From $1.19 to $2.25.
As mentioned on MacCentral IBM just released some PowerPC G3 bundling all their recent breakthroughs and going up to 1 GHz.
"SOI and SiLK taken together with IBM's smallest 0.13-micron copper manufacturing process has resulted in a processor that typically dissipates 3.6W of power at 800MHz [...]"
HP actually found that some code actually ran faster in their PA-RISC emulator for PA-RISC than on the bare hardware! Perhapse HP was using the equivalent of gcc -O instead of gcc -O2 in their trials, thus giving more room for dynamic optimizations, but they got good results for an early project. Dynamic code optimization still looks promising. HP is working on a product utilizing quick-and-dirty PA-RISC to IA-64 translation and dynamic code optimization to ease the transition from PA-RISC to IA-64.
The HP Dynamo project has some good arguments about why dynamic optimizations might be becomming increasingly usefull. Basically, HP was researching emmulation, so they wrote a PA-RISC emulator to run on PA-RISC and put in some dynamic code optimization to increase performance of commonly run code. There's the old rule of thumb that 80% of your CPU time is spent on 20% of the code, so they concentrate expensive optimizations on the commonly run code, after on-the fly profiling indicates which areas should be optimized. It's like having a -O4 option for gcc and only using it on the code that gets run alot, in order to avoid all the bloat associated with gcc -O3.
Personally, I'd love to see AMD or Intell throw away hardware emulation of the ancient x86 instruction set. The greatly restricted number of registers causes the compilers to really hide the inherent parallelism in the source code. A lot of chip realestate is wasted in extracting the parallelism back out of the binaries. It's not as bad as the stack-based JVM, but the x86 instruction set is pretty bad about expressing parallelism in the source code. I think software emulation of legacy apps is where it's at. If Intel or AMD released an x86 emulator for thier new chipsets and got Microsoft to go along with the idea of software emulation of x86, then we'd see native apps running much more efficiently. It's my understanding that IA-64 kind-of does this with an x86 emulation mode. However, I think that chip realestate would be better spent on thins to speed up native code.

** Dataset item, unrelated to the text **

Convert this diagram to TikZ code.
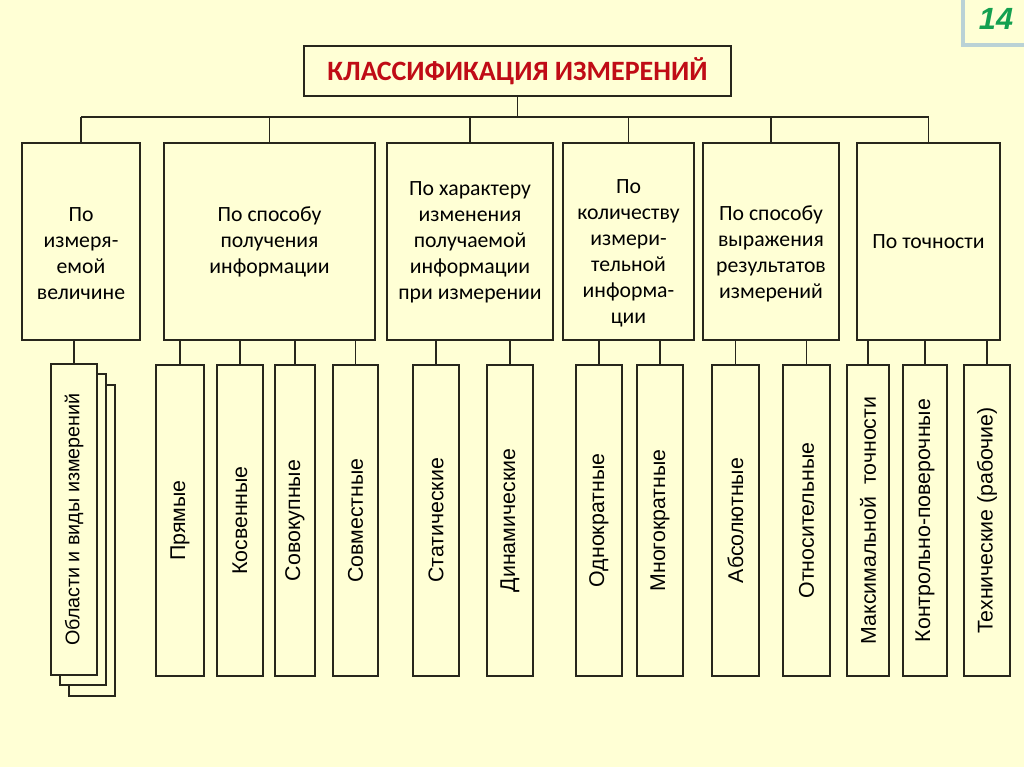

If I'm not mistaken, Win95 even had partial virtual DOS machines for each DOS executable. It's not too much more of a leap to emulate the ancient instruction set after you're emulating the ancient OS. Transmetta wants the flexability to completely redesign the native instruction set for each release, and that's understandable. However, it would be nice to move on to compiling into something that better expresses inherent parallelism in the source code.
Copyright Violation:"theft, piracy"::Anti-Trust Violation:"thermonuclear price terrorism"<-Overly dramatic language.
What seems strange to me is that the Crusoe is x86 ISA compatible. THis must mean it's doing all the VLIW instruction packing on the fly. My guess is that's not gonna fly, ehhe. What's VLIW buying you in this case?
A bunch of things. Primarily, the heat and power loss associated with the hardware decoding logic implementation does not happen since this is implemented in software. Second, ignoring optimizations, the decoding only really needs to happen once.
Finally, being in software allows for really complex decoding logic (such as trying execution based on radical assumptions, failing, and retrying immediately without those assumptions) to be implemented much easier, and also allows for that logic to be updated easily in the case of a mistake.
...will these Transmeta chips follow the same 'faster, hotter, more expensive' trend that AMD is following?
AMD's latest CPUs use less power and generate less heat. When they get to 0.13 micron with silicon-on-insulator and copper interconnects (Q1 next year), AMD chips will use 20% less power and run 20% cooler.
Personally, I preferred Zmodem.
It's 2:30 am and I can't sleep, so this is probably going to sound incoherent.
The translation to micro-ops isn't nearly as complicated as Transmeta's code-morphing, mainly becuase it's about taking more complicated instructions and breaking them into simple, manageable pieces that can be chained very quickly.
Most of these functions are memory addressing functions. array_pointer+(item_number*item_size) can be addressed very quickly, but is multiple micro-ops in itself, not to mention the actual function that it is to accomplish.
It's also one of the things limiting the superscalarness of P6-based chips, which can handle Four micro-ops in the first instruction, and the other two instructions that cycle must be only one micro-op. I think Athlons are not bound by this limitation, however.
Code-morphing is more taking the code, converting it to a new instruction set, and then keeping that code around. Transmeta throws in some nifty optimization gizmos, too. It also _saves_ this information, which is usually much larger space-wise than the original instructions, but is still quite nice.
Essentially, it's an optimizing emulator in hardware. Old idea, new hardware.